[start Dataset]

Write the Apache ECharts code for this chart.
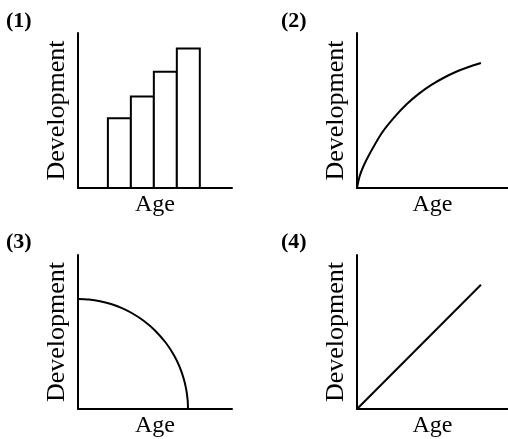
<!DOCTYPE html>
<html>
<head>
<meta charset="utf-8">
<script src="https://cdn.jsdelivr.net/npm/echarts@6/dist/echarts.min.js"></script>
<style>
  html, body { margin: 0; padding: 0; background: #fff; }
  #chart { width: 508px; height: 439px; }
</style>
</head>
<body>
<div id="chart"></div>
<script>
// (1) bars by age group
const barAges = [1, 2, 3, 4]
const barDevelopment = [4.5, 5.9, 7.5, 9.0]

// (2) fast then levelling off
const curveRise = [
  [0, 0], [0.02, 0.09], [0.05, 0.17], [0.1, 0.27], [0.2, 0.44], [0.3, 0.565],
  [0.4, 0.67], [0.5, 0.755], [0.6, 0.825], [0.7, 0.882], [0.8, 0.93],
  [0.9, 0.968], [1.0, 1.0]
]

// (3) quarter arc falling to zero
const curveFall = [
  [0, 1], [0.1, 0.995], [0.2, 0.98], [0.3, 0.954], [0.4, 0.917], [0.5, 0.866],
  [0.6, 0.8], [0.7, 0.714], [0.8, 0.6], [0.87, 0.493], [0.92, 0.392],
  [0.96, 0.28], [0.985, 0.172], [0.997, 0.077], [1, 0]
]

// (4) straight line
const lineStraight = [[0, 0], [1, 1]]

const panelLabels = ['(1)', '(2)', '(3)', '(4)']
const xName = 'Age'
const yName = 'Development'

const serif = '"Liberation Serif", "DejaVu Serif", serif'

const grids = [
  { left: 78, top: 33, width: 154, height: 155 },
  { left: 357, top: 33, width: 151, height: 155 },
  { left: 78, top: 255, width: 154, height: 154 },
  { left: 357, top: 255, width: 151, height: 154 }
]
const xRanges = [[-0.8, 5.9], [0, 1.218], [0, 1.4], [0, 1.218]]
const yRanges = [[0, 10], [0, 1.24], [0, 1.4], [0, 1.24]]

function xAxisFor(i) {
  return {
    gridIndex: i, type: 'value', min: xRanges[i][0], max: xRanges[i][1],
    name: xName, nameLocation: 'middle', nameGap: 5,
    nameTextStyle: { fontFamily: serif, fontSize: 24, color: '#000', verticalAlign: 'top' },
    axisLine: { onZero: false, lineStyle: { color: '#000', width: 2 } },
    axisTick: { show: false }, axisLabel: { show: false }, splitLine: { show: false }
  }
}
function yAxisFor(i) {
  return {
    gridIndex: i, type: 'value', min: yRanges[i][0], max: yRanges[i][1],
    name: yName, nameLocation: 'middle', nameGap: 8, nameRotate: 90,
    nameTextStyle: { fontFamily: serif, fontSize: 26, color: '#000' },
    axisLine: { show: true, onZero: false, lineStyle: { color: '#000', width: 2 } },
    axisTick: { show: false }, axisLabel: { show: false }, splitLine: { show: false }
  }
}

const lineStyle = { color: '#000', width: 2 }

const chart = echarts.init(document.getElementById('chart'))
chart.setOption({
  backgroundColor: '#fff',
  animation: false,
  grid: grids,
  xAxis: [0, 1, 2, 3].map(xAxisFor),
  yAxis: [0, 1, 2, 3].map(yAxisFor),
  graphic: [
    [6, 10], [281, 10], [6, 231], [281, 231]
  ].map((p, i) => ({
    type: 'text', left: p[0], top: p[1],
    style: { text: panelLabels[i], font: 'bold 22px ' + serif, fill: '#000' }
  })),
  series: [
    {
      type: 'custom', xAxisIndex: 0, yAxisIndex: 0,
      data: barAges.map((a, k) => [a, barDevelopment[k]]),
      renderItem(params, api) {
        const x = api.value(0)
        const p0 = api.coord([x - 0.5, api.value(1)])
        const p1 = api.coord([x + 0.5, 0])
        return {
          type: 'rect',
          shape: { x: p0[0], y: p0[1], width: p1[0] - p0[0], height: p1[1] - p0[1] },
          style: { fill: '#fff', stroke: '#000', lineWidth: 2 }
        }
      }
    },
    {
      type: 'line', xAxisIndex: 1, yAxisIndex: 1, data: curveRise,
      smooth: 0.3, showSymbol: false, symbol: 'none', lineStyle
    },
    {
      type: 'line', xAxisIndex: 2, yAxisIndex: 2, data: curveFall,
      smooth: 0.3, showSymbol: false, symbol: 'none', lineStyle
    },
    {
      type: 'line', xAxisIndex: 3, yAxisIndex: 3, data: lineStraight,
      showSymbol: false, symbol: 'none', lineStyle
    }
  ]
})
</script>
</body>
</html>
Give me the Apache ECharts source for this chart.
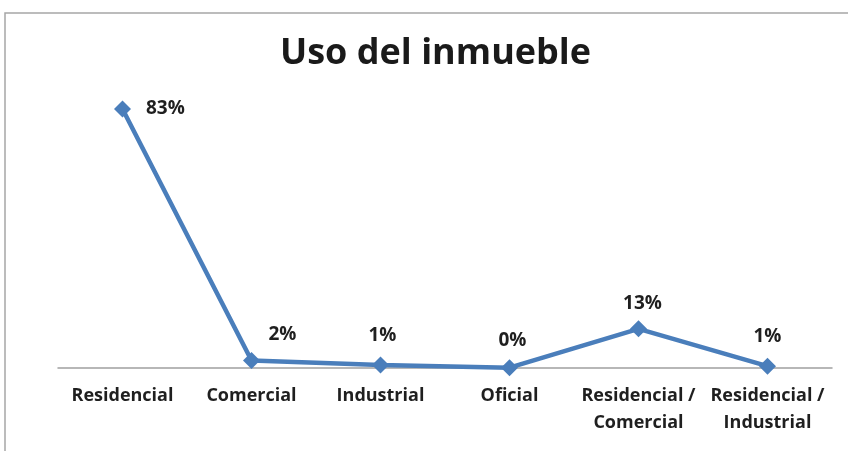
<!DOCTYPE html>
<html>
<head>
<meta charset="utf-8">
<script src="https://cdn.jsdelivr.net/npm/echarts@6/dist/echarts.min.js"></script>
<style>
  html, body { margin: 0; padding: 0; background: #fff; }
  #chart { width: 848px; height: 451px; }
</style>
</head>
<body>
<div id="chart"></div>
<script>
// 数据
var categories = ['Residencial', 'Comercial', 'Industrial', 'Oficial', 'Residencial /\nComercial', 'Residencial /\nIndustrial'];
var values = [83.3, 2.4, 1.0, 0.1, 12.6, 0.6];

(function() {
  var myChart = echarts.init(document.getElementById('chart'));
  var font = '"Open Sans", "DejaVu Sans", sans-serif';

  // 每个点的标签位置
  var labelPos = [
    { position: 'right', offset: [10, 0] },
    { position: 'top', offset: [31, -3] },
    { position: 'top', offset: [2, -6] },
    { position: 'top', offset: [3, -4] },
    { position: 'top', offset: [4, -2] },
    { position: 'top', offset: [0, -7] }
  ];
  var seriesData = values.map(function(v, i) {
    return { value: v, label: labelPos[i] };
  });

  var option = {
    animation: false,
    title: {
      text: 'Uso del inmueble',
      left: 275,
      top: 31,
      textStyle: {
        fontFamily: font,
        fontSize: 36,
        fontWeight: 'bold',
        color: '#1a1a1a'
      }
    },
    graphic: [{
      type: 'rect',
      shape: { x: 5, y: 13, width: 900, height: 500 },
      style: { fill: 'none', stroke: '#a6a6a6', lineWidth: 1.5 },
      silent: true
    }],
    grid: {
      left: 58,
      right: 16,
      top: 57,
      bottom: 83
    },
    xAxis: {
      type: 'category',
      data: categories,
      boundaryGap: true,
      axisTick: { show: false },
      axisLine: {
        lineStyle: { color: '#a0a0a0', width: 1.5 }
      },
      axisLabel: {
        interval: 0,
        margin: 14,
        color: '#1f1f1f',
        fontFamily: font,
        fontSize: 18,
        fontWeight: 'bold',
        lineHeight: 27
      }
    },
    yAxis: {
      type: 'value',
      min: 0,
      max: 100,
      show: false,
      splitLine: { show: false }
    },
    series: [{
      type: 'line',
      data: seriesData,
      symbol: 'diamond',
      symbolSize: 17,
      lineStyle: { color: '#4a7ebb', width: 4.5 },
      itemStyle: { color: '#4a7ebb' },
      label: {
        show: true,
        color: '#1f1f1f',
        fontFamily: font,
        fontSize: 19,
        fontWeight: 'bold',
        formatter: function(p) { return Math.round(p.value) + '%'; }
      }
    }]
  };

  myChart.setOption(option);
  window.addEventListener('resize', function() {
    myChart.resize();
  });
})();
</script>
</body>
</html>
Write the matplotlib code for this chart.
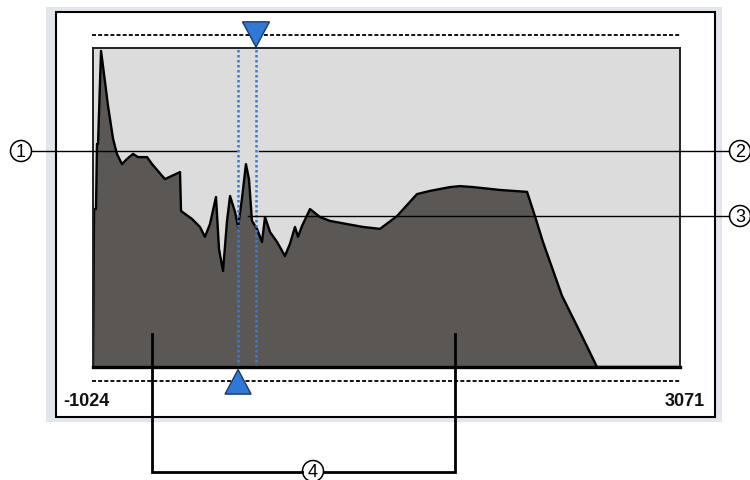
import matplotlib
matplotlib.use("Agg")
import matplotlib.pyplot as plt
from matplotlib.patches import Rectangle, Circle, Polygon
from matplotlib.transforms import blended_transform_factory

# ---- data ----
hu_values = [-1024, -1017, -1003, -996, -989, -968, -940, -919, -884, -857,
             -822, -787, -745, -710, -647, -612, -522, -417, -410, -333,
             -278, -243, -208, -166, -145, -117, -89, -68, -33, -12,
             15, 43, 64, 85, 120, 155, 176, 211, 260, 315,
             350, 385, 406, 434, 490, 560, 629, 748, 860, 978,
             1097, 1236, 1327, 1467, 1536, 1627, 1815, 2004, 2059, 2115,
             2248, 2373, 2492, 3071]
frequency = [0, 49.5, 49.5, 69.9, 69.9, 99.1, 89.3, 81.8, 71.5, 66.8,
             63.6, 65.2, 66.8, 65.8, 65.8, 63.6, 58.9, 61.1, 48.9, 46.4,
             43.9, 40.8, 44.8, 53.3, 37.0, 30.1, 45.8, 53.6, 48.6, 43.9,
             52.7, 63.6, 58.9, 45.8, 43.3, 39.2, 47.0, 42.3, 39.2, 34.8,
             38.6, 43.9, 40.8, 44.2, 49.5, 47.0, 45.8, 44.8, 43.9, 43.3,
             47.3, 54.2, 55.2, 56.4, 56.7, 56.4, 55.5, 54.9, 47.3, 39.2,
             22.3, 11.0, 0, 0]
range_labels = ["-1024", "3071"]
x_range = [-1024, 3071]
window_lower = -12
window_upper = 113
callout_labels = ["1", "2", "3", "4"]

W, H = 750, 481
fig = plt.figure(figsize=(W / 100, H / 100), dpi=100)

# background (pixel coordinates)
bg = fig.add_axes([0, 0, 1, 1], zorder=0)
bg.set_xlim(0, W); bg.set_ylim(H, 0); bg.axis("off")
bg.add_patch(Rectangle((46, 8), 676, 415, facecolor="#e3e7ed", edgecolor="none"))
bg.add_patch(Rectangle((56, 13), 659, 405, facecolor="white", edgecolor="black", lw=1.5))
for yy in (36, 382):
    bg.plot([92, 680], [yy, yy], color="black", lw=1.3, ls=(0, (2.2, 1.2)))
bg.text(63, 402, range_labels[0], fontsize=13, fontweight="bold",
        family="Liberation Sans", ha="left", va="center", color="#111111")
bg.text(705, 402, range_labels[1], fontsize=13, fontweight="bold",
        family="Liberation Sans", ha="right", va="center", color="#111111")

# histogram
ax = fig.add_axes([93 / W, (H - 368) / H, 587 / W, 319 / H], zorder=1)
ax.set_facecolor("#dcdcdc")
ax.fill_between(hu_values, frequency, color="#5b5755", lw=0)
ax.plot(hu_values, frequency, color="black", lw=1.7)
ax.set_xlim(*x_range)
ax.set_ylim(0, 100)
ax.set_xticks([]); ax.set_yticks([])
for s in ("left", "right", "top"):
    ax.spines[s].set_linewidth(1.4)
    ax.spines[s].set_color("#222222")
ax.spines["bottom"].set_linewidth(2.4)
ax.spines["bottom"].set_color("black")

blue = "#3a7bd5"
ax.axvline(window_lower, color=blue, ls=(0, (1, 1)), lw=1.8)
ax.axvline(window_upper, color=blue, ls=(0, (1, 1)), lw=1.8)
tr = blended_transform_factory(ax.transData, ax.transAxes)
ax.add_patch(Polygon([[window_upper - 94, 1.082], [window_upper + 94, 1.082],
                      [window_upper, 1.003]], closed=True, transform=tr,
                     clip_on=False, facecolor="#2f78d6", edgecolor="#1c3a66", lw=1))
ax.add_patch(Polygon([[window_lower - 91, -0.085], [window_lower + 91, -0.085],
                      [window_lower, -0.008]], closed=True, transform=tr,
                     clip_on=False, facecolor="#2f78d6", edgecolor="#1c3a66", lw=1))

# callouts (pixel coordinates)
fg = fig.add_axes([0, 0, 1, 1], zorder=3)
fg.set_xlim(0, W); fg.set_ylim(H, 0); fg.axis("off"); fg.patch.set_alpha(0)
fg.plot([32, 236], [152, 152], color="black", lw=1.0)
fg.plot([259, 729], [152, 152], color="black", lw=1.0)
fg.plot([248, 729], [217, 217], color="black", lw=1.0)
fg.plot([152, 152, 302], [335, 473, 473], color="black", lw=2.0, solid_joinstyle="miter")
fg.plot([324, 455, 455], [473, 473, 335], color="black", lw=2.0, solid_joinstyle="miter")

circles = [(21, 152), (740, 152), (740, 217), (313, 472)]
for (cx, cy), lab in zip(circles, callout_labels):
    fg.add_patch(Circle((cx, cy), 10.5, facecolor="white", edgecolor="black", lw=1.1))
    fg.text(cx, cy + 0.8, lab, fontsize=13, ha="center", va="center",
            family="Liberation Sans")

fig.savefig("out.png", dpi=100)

[end Dataset]

> [Exercise objective]
Reproduce exactly the run of lines that opens the listing and closes with the line holding "const yRanges = [[0, 10], [0, 1.24], [0, 1.4], [0, 1.24]]". Pictures are excluded.

> [Solution to this exercise]
Write the Apache ECharts code for this chart.
<!DOCTYPE html>
<html>
<head>
<meta charset="utf-8">
<script src="https://cdn.jsdelivr.net/npm/echarts@6/dist/echarts.min.js"></script>
<style>
  html, body { margin: 0; padding: 0; background: #fff; }
  #chart { width: 508px; height: 439px; }
</style>
</head>
<body>
<div id="chart"></div>
<script>
// (1) bars by age group
const barAges = [1, 2, 3, 4]
const barDevelopment = [4.5, 5.9, 7.5, 9.0]

// (2) fast then levelling off
const curveRise = [
  [0, 0], [0.02, 0.09], [0.05, 0.17], [0.1, 0.27], [0.2, 0.44], [0.3, 0.565],
  [0.4, 0.67], [0.5, 0.755], [0.6, 0.825], [0.7, 0.882], [0.8, 0.93],
  [0.9, 0.968], [1.0, 1.0]
]

// (3) quarter arc falling to zero
const curveFall = [
  [0, 1], [0.1, 0.995], [0.2, 0.98], [0.3, 0.954], [0.4, 0.917], [0.5, 0.866],
  [0.6, 0.8], [0.7, 0.714], [0.8, 0.6], [0.87, 0.493], [0.92, 0.392],
  [0.96, 0.28], [0.985, 0.172], [0.997, 0.077], [1, 0]
]

// (4) straight line
const lineStraight = [[0, 0], [1, 1]]

const panelLabels = ['(1)', '(2)', '(3)', '(4)']
const xName = 'Age'
const yName = 'Development'

const serif = '"Liberation Serif", "DejaVu Serif", serif'

const grids = [
  { left: 78, top: 33, width: 154, height: 155 },
  { left: 357, top: 33, width: 151, height: 155 },
  { left: 78, top: 255, width: 154, height: 154 },
  { left: 357, top: 255, width: 151, height: 154 }
]
const xRanges = [[-0.8, 5.9], [0, 1.218], [0, 1.4], [0, 1.218]]
const yRanges = [[0, 10], [0, 1.24], [0, 1.4], [0, 1.24]]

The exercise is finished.